Charlie Brooker – Dawn Of The Dumb

The two-and-a-half star rating deserves some explanation: I think Charlie Brooker is great, and many of the pieces in Dawn Of The Dumb (a collection of his TV criticism and columns for The Guardian from 2004-2007) and hysterically funny, but at book length, his vitriolic style becomes grating. If you enjoy cutting put-downs and cynical rants, you’re in the right place–just take it in small doses.

Christopher Fowler – Ten Second Staircase

This is the fourth book in Christopher Fowler’s Bryant and May series, but the first one I have read. I picked it up in the book shop because it looked interesting, non-standard, and a little bit quirky. Arthur Bryant and John May are detectives in London’s Peculiar Crimes Unit (PCU), a division that was set up during the second World War to deal with sensitive cases that had the potential to capture the public’s imagination and damage morale, thus harming the war effort. Bryant and May have been part of the Unit since its beginning, and are still there in the present day, well past their retirement age, but too dedicated (or set in their ways) to step back from the job.

I had expected the book to be on the funny side of quirky, but it isn’t. Although it has many amusing moments, it’s a serious police mystery where the characters–and the crime–just happen to be somewhat off the wall. A figure dressed as an eighteenth-century highwayman is killing minor celebrities in impossible circumstances, and then vanishing into thin air. The case seems somehow connected to a series of killings the Unit had failed to solve many years ago, and which May is reluctant to revisit, because his own daughter eventually became a victim. Bryant, meanwhile, is keen to use every unorthodox investigative technique at his disposal to get to the bottom of both cases.

Overall it’s a carefully paced, thoughtful thriller, full of London details and well-drawn, engaging characters, with a satisfying kick at the end. I will definitely be picking up the rest of this series.

Charles Stross – Halting State

Near-future thriller about a bank robbery in a virtual world that has much wider implications in the real world. It’s set in Edinburgh in an independent Scotland, and is full to the brim with speculation about ubiquitous networking, surveillance, and MMO games.

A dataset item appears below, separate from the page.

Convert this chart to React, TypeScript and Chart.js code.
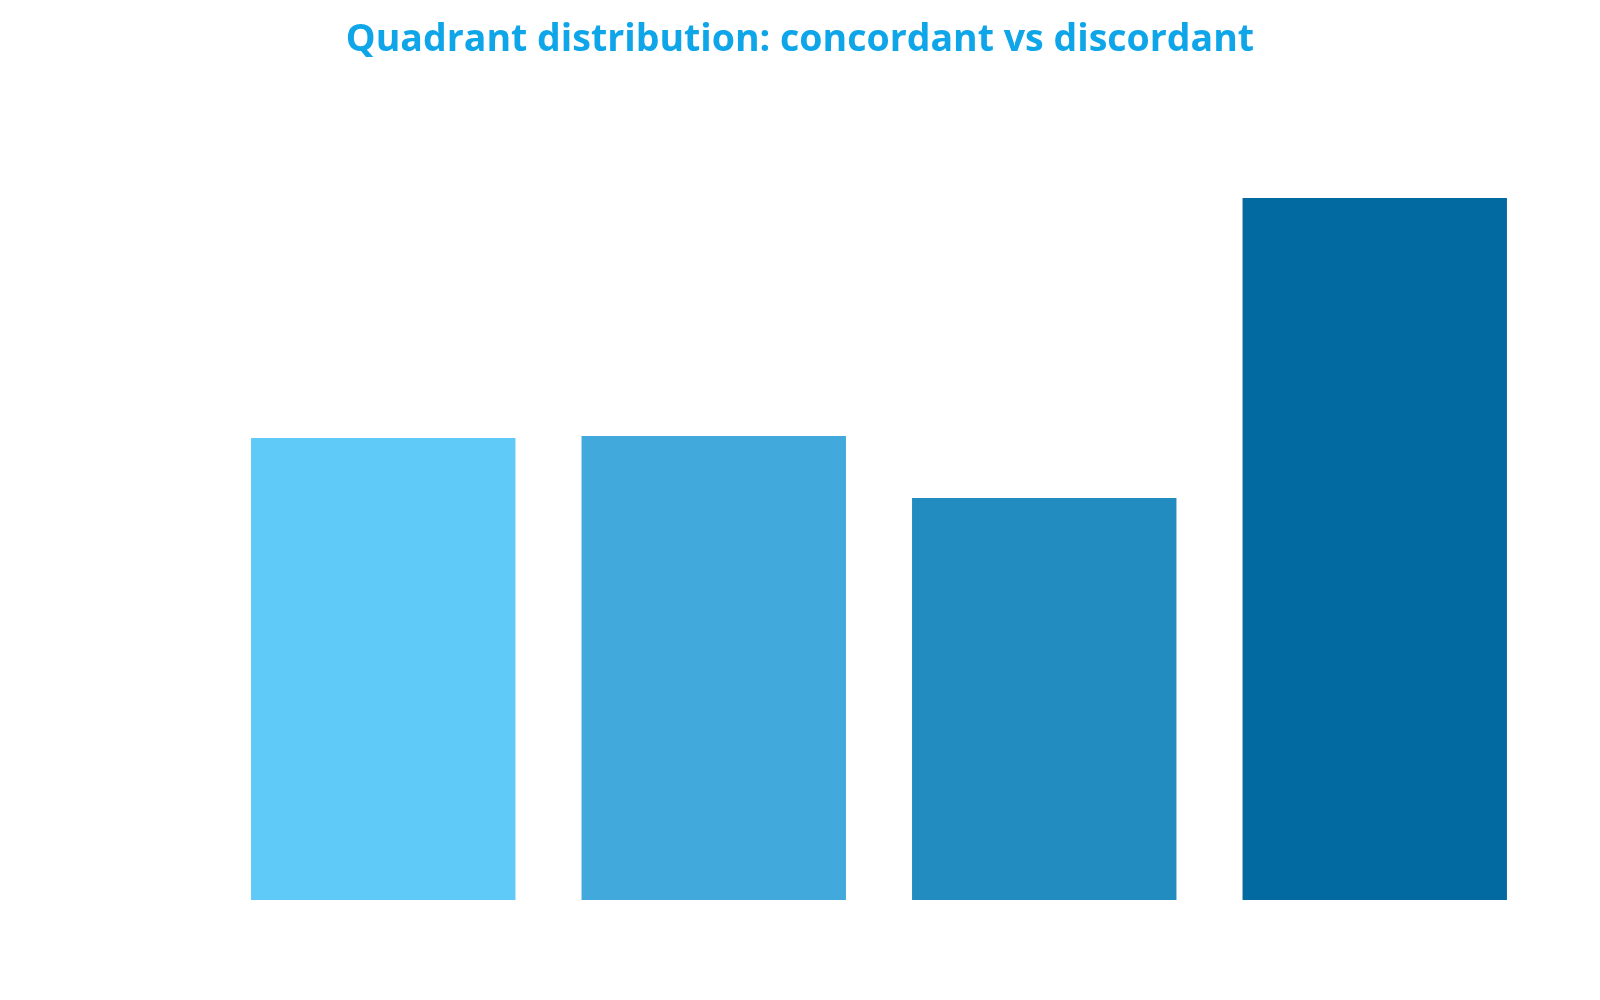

Fun, with loads of in-jokes about tech and Edinburgh, but it gets a bit muddled towards the end.

Zodiac

It’s rare to see a calm, measured tone and approach taken in a serial killer film. Zodiac is based on Robert Graysmith’s book about the Zodiac killer who killed several people in California in the late 1960s and 70s, and then taunted the police and newspapers by sending them strange coded messages.

What you don’t get are tense chase scenes where the killer manages to escape pursuit by fleeing across the rooftops, or a nail-biting climax where the killer is in the house! but the hero doesn’t realize it. What you do get is a thoughtful, almost documentary-like examination of the journalists (Robert Downey, Jr. and Jake Gyllenhaal, who plays Graysmith himself) and police detectives (Mark Ruffalo and Anthony Edwards) as they struggle to piece together the evidence and come up with a theory strong enough to put a stop to the murders.

At about 2.5 hours, it’s not a short thrill-flick, but Greysmith’s obsession to keep the investigation going translates into a plot that never sags, and stays fascinating to the end.